Data provided
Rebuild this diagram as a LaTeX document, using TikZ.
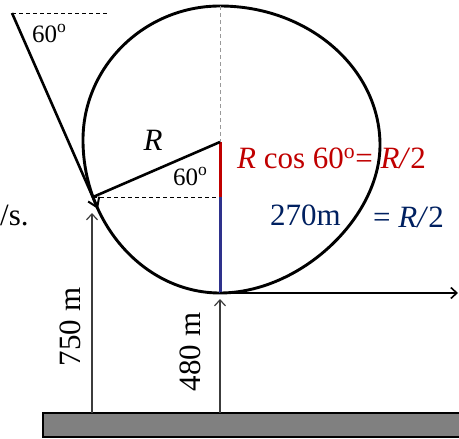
\documentclass[tikz,border=0pt]{standalone}
\usepackage{fontspec}
\setmainfont{Liberation Serif}
\usetikzlibrary{arrows.meta}
\definecolor{myred}{RGB}{192,0,0}
\definecolor{mynavy}{RGB}{0,32,96}
\definecolor{myline}{RGB}{46,49,140}
\definecolor{myground}{RGB}{128,128,128}
\definecolor{mydim}{RGB}{60,60,60}
\tikzset{
  lbl/.style={inner sep=0pt, font=\fontsize{31}{36}\selectfont},
  anglbl/.style={inner sep=0pt, font=\fontsize{25}{30}\selectfont},
  thickline/.style={line width=2.6pt, black},
  thinarrow/.style={line width=1.2pt, mydim, -{Straight Barb[length=6pt,width=11pt,line width=1.2pt]}},
  helper/.style={line width=1pt, dash pattern=on 4pt off 3pt},
}
\begin{document}
\begin{tikzpicture}[x=1pt,y=-1pt]
\useasboundingbox (0,0) rectangle (459,439);
% key points
\coordinate (C) at (220,142);
\coordinate (top) at (220,6);
\coordinate (rgt) at (380,145);
\coordinate (bot) at (220,293);
\coordinate (lft) at (83,140);
\coordinate (T) at (93,197);
\coordinate (M) at (220,197);
\coordinate (S) at (12,13);
\coordinate (Sd) at (108,13);
\coordinate (tip) at (98,209);
\coordinate (hend) at (458,293);
\coordinate (g1) at (92,413);
\coordinate (g1t) at (92,213);
\coordinate (g2) at (220,413);
\coordinate (g2t) at (220,299);
% ground
\draw[line width=2pt, fill=myground] (43,413) rectangle (470,437);
% loop
\draw[line width=2.9pt] (top) .. controls (308,6) and (380,68) .. (rgt)
  .. controls (380,218) and (300,293) .. (bot)
  .. controls (145,293) and (83,224) .. (lft)
  .. controls (83,66) and (145,6) .. (top);
% gray dashed vertical
\draw[gray!80, helper] (top) -- (C);
% dashed helpers
\draw[helper] (S) -- (Sd);
\draw[helper] (T) -- (M);
% red and blue segments
\draw[myred, line width=3pt] (C) -- (M);
\draw[myline, line width=3pt] (M) -- (bot);
% radius
\draw[thickline] (C) -- (T);
% incoming path
\draw[thickline, -{Straight Barb[length=9pt,width=12pt,line width=2pt]}] (S) -- (tip);
% outgoing horizontal
\draw[thickline, -{Straight Barb[length=6pt,width=11pt,line width=1.6pt]}] (bot) -- (hend);
% height arrows
\draw[thinarrow] (g1) -- (g1t);
\draw[thinarrow] (g2) -- (g2t);
% labels
\node[anglbl, anchor=base west] (a1) at (32,42) {60\textsuperscript{o}};
\node[anglbl, anchor=base west] (a2) at (173,185) {60\textsuperscript{o}};
\node[lbl, anchor=base] (Rl) at (153,150) {\textit{R}};
\node[lbl, anchor=base west] (ms) at (0,225) {/s.};
\node[lbl, anchor=base west, text=myred] (rc) at (237,168) {\textit{R} cos 60\textsuperscript{o}= \textit{R/}2};
\node[lbl, anchor=base west, text=mynavy] (h1) at (270,225) {270m};
\node[lbl, anchor=base west, text=mynavy] (h2) at (373,227) {= \textit{R/}2};
\node[lbl, rotate=90] (d1) at (70,327) {750 m};
\node[lbl, rotate=90] (d2) at (190,352) {480 m};
\end{tikzpicture}
\end{document}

What you are asked to do
Quote the full listing above word for word; exclude every picture from the copy.

Answer for this exercise
Rebuild this diagram as a LaTeX document, using TikZ.
\documentclass[tikz,border=0pt]{standalone}
\usepackage{fontspec}
\setmainfont{Liberation Serif}
\usetikzlibrary{arrows.meta}
\definecolor{myred}{RGB}{192,0,0}
\definecolor{mynavy}{RGB}{0,32,96}
\definecolor{myline}{RGB}{46,49,140}
\definecolor{myground}{RGB}{128,128,128}
\definecolor{mydim}{RGB}{60,60,60}
\tikzset{
  lbl/.style={inner sep=0pt, font=\fontsize{31}{36}\selectfont},
  anglbl/.style={inner sep=0pt, font=\fontsize{25}{30}\selectfont},
  thickline/.style={line width=2.6pt, black},
  thinarrow/.style={line width=1.2pt, mydim, -{Straight Barb[length=6pt,width=11pt,line width=1.2pt]}},
  helper/.style={line width=1pt, dash pattern=on 4pt off 3pt},
}
\begin{document}
\begin{tikzpicture}[x=1pt,y=-1pt]
\useasboundingbox (0,0) rectangle (459,439);
% key points
\coordinate (C) at (220,142);
\coordinate (top) at (220,6);
\coordinate (rgt) at (380,145);
\coordinate (bot) at (220,293);
\coordinate (lft) at (83,140);
\coordinate (T) at (93,197);
\coordinate (M) at (220,197);
\coordinate (S) at (12,13);
\coordinate (Sd) at (108,13);
\coordinate (tip) at (98,209);
\coordinate (hend) at (458,293);
\coordinate (g1) at (92,413);
\coordinate (g1t) at (92,213);
\coordinate (g2) at (220,413);
\coordinate (g2t) at (220,299);
% ground
\draw[line width=2pt, fill=myground] (43,413) rectangle (470,437);
% loop
\draw[line width=2.9pt] (top) .. controls (308,6) and (380,68) .. (rgt)
  .. controls (380,218) and (300,293) .. (bot)
  .. controls (145,293) and (83,224) .. (lft)
  .. controls (83,66) and (145,6) .. (top);
% gray dashed vertical
\draw[gray!80, helper] (top) -- (C);
% dashed helpers
\draw[helper] (S) -- (Sd);
\draw[helper] (T) -- (M);
% red and blue segments
\draw[myred, line width=3pt] (C) -- (M);
\draw[myline, line width=3pt] (M) -- (bot);
% radius
\draw[thickline] (C) -- (T);
% incoming path
\draw[thickline, -{Straight Barb[length=9pt,width=12pt,line width=2pt]}] (S) -- (tip);
% outgoing horizontal
\draw[thickline, -{Straight Barb[length=6pt,width=11pt,line width=1.6pt]}] (bot) -- (hend);
% height arrows
\draw[thinarrow] (g1) -- (g1t);
\draw[thinarrow] (g2) -- (g2t);
% labels
\node[anglbl, anchor=base west] (a1) at (32,42) {60\textsuperscript{o}};
\node[anglbl, anchor=base west] (a2) at (173,185) {60\textsuperscript{o}};
\node[lbl, anchor=base] (Rl) at (153,150) {\textit{R}};
\node[lbl, anchor=base west] (ms) at (0,225) {/s.};
\node[lbl, anchor=base west, text=myred] (rc) at (237,168) {\textit{R} cos 60\textsuperscript{o}= \textit{R/}2};
\node[lbl, anchor=base west, text=mynavy] (h1) at (270,225) {270m};
\node[lbl, anchor=base west, text=mynavy] (h2) at (373,227) {= \textit{R/}2};
\node[lbl, rotate=90] (d1) at (70,327) {750 m};
\node[lbl, rotate=90] (d2) at (190,352) {480 m};
\end{tikzpicture}
\end{document}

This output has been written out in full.